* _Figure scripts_
>> Start

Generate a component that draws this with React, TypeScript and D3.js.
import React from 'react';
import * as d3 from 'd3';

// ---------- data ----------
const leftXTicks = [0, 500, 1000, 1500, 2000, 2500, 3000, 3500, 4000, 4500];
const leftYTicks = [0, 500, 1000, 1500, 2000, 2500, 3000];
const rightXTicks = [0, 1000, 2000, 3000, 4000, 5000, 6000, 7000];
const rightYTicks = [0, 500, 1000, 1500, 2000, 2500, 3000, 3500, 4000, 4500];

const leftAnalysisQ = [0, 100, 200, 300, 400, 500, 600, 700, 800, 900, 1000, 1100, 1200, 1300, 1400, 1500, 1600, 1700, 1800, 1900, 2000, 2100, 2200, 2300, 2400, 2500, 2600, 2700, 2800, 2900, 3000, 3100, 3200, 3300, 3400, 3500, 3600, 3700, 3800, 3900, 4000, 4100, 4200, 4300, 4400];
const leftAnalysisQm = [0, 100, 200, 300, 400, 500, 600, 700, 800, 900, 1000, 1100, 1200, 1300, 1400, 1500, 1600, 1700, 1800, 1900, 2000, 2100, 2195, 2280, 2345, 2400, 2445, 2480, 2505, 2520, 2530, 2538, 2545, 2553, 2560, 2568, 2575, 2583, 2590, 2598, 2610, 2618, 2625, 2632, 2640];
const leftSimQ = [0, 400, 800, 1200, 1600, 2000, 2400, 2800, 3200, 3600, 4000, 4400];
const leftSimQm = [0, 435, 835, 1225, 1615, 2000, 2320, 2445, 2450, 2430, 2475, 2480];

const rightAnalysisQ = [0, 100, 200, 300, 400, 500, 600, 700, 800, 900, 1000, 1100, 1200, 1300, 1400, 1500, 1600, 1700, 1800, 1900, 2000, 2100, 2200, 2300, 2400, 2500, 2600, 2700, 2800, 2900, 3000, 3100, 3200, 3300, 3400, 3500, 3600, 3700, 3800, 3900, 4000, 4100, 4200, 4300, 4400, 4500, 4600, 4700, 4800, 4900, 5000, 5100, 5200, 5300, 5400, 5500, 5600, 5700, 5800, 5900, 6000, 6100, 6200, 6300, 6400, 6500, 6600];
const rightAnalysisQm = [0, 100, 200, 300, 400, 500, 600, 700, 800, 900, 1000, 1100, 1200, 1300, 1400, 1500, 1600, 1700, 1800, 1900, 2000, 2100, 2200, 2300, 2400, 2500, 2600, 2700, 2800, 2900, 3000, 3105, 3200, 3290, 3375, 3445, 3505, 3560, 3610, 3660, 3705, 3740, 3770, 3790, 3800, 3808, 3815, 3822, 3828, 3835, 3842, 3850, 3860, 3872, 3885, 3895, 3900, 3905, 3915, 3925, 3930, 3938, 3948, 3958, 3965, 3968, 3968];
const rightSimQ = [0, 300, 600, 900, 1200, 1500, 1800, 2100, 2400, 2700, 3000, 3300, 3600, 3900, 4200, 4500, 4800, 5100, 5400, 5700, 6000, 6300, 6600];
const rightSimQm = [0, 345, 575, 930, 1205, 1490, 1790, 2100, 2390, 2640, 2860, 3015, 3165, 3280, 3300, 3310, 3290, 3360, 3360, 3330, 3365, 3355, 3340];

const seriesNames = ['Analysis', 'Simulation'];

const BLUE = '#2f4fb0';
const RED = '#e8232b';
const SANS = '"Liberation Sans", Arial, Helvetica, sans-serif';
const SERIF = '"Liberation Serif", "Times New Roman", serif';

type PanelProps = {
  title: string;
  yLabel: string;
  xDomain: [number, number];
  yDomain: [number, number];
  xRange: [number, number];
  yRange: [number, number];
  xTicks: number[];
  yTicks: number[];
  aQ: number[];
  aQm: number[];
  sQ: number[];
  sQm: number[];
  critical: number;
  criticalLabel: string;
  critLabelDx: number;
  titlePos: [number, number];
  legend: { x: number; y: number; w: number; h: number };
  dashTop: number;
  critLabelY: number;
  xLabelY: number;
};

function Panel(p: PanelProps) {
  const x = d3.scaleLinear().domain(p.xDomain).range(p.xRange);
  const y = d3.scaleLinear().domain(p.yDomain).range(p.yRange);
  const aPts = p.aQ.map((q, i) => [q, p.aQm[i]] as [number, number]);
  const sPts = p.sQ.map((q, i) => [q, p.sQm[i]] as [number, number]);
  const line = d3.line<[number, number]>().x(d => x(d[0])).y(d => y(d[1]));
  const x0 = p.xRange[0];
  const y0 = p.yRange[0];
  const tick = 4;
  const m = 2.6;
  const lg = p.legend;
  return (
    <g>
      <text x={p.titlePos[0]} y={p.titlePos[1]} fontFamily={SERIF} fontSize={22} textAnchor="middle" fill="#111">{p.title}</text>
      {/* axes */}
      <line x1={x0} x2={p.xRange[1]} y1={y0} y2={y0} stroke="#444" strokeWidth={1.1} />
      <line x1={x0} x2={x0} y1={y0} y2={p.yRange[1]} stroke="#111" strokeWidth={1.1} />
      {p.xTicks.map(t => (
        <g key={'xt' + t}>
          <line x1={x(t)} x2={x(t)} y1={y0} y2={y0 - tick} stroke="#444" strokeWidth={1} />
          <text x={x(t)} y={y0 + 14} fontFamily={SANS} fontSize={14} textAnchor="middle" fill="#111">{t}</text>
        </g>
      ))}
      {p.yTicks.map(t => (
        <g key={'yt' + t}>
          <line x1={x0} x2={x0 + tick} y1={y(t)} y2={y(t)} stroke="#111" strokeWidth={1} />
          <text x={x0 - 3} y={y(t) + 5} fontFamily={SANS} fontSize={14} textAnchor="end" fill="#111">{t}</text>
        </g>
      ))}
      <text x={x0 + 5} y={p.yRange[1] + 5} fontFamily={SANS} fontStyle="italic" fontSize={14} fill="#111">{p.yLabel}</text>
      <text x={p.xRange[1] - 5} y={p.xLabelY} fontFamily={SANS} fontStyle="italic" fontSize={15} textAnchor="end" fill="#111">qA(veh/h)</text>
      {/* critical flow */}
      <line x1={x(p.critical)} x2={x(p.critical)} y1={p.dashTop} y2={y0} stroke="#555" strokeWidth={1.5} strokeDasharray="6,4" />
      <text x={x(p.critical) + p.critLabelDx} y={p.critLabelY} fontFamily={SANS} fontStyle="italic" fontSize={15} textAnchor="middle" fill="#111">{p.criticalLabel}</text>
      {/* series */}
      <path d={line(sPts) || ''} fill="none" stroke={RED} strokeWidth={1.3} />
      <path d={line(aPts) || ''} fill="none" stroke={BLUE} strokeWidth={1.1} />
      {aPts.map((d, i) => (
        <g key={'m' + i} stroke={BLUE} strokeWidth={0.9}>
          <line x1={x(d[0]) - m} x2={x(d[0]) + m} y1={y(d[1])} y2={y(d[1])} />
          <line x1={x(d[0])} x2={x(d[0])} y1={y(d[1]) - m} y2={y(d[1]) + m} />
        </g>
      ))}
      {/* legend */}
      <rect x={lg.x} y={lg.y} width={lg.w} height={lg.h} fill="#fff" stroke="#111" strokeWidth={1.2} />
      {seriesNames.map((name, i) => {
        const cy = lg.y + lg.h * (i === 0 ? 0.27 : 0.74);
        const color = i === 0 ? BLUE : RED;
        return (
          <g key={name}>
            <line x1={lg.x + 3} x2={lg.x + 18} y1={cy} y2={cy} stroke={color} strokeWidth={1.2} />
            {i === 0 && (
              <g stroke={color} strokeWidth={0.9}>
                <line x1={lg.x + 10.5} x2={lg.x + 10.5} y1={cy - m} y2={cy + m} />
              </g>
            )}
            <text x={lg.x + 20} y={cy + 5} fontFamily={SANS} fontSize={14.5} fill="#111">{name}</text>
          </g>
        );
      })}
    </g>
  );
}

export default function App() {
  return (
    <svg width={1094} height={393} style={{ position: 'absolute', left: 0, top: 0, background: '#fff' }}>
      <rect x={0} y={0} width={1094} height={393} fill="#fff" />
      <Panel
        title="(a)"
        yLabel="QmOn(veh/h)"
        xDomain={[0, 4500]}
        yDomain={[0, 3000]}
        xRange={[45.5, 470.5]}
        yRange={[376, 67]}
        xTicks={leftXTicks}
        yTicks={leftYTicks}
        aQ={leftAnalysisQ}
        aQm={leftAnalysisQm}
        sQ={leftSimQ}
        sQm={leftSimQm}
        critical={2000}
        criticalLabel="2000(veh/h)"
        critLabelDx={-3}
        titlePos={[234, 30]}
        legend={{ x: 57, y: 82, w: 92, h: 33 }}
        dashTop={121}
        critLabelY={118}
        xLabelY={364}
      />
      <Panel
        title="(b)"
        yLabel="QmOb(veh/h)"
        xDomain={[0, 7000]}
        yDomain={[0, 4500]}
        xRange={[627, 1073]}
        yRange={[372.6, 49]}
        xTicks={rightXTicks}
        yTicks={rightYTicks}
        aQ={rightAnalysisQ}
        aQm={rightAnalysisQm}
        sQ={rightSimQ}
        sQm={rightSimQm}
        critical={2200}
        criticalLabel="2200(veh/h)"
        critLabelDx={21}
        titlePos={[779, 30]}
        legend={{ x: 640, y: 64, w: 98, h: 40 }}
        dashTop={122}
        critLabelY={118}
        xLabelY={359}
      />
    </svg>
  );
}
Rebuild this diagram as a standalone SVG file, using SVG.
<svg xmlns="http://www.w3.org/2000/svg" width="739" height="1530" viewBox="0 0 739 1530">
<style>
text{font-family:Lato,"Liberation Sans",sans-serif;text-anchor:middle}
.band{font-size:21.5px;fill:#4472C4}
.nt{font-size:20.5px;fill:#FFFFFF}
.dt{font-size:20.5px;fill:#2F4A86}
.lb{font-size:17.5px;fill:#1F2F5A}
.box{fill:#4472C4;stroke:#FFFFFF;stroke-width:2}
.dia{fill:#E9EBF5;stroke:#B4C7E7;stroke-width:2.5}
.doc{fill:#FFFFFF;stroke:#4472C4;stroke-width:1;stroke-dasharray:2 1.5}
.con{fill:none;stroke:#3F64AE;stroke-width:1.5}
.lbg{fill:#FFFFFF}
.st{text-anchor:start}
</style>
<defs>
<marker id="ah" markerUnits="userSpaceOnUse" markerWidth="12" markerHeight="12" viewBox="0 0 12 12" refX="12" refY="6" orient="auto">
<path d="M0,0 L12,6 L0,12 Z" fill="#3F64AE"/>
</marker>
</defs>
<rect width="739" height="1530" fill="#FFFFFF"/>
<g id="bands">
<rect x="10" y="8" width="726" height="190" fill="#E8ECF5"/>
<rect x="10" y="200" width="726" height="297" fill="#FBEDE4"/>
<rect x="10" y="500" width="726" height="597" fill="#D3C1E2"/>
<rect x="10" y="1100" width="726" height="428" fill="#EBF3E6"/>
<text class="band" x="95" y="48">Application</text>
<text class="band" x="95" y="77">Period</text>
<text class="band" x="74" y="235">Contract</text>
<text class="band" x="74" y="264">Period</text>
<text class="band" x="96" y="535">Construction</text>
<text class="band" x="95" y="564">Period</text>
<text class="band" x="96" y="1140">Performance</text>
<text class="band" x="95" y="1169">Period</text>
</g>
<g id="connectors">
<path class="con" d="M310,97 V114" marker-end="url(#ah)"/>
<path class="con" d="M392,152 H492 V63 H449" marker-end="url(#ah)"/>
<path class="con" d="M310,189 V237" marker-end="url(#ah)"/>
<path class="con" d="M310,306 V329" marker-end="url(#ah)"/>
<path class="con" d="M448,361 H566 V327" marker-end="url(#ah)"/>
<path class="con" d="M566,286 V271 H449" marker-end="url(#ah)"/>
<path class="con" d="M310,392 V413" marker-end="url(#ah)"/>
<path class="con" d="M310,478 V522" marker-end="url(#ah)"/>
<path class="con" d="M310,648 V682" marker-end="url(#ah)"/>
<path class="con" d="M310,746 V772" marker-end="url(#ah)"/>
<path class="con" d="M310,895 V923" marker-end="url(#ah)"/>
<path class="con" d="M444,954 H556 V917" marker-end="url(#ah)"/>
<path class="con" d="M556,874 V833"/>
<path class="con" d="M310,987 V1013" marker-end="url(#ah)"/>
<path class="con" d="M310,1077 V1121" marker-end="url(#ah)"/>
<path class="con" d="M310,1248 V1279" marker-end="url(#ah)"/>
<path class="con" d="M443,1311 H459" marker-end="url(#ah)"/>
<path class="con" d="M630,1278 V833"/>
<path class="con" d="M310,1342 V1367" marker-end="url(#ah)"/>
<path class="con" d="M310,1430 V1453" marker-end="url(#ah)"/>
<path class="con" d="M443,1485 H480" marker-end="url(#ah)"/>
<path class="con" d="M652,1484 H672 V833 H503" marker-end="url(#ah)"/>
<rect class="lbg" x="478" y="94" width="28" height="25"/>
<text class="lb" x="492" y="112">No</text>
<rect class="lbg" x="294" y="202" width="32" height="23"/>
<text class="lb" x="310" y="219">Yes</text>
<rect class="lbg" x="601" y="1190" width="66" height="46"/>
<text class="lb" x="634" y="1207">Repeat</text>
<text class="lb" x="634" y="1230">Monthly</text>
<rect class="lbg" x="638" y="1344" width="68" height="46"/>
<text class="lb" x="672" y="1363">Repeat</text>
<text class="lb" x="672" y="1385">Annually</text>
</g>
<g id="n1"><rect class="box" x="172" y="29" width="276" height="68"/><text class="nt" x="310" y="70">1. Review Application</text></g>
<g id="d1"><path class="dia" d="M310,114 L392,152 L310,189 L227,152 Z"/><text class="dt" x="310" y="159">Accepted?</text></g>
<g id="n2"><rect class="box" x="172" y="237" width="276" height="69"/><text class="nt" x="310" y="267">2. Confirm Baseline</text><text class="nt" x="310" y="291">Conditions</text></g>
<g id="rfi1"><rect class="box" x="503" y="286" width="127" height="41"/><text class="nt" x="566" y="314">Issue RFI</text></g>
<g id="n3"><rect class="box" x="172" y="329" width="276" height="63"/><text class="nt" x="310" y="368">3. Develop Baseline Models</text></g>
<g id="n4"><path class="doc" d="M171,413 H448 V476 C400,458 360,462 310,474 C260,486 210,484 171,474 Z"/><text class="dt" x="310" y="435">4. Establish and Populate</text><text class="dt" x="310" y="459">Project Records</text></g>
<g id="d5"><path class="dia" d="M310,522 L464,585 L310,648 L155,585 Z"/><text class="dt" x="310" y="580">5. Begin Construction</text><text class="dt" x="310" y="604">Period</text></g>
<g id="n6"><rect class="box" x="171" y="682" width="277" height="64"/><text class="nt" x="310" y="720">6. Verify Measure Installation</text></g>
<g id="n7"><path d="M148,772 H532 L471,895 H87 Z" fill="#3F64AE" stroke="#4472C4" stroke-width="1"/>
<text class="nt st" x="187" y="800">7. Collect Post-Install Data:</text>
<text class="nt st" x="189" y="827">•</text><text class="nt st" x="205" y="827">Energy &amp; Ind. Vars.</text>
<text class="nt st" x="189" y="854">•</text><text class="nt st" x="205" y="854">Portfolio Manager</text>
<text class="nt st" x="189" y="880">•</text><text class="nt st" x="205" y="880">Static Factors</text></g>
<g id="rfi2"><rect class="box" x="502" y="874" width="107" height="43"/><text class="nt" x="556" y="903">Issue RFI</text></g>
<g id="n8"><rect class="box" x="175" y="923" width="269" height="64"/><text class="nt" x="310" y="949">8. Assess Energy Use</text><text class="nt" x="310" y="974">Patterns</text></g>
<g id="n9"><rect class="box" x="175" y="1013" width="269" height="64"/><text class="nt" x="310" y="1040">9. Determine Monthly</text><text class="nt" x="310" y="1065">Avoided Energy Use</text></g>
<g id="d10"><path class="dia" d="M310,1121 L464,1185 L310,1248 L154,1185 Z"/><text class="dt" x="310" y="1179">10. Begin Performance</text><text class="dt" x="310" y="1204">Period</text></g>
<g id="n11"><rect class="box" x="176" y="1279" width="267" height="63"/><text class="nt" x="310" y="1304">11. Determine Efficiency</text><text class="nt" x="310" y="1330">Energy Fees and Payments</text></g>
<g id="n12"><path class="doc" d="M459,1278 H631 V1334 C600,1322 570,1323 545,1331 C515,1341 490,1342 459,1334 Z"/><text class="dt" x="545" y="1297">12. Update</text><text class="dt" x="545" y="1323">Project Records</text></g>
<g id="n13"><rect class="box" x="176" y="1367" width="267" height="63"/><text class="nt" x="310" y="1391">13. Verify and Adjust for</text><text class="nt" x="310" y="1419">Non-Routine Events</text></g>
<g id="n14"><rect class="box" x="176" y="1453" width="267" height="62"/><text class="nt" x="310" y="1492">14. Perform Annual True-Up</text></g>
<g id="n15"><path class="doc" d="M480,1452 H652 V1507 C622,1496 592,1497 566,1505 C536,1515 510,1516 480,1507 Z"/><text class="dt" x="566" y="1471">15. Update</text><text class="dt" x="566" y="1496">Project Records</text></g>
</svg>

>> End

* _What the task requires_
Return nothing but the lines from the start of the listing above through the line containing "2430, 2475, 2480];", exactly as given.

* _Worked answer_
Generate a component that draws this with React, TypeScript and D3.js.
import React from 'react';
import * as d3 from 'd3';

// ---------- data ----------
const leftXTicks = [0, 500, 1000, 1500, 2000, 2500, 3000, 3500, 4000, 4500];
const leftYTicks = [0, 500, 1000, 1500, 2000, 2500, 3000];
const rightXTicks = [0, 1000, 2000, 3000, 4000, 5000, 6000, 7000];
const rightYTicks = [0, 500, 1000, 1500, 2000, 2500, 3000, 3500, 4000, 4500];

const leftAnalysisQ = [0, 100, 200, 300, 400, 500, 600, 700, 800, 900, 1000, 1100, 1200, 1300, 1400, 1500, 1600, 1700, 1800, 1900, 2000, 2100, 2200, 2300, 2400, 2500, 2600, 2700, 2800, 2900, 3000, 3100, 3200, 3300, 3400, 3500, 3600, 3700, 3800, 3900, 4000, 4100, 4200, 4300, 4400];
const leftAnalysisQm = [0, 100, 200, 300, 400, 500, 600, 700, 800, 900, 1000, 1100, 1200, 1300, 1400, 1500, 1600, 1700, 1800, 1900, 2000, 2100, 2195, 2280, 2345, 2400, 2445, 2480, 2505, 2520, 2530, 2538, 2545, 2553, 2560, 2568, 2575, 2583, 2590, 2598, 2610, 2618, 2625, 2632, 2640];
const leftSimQ = [0, 400, 800, 1200, 1600, 2000, 2400, 2800, 3200, 3600, 4000, 4400];
const leftSimQm = [0, 435, 835, 1225, 1615, 2000, 2320, 2445, 2450, 2430, 2475, 2480];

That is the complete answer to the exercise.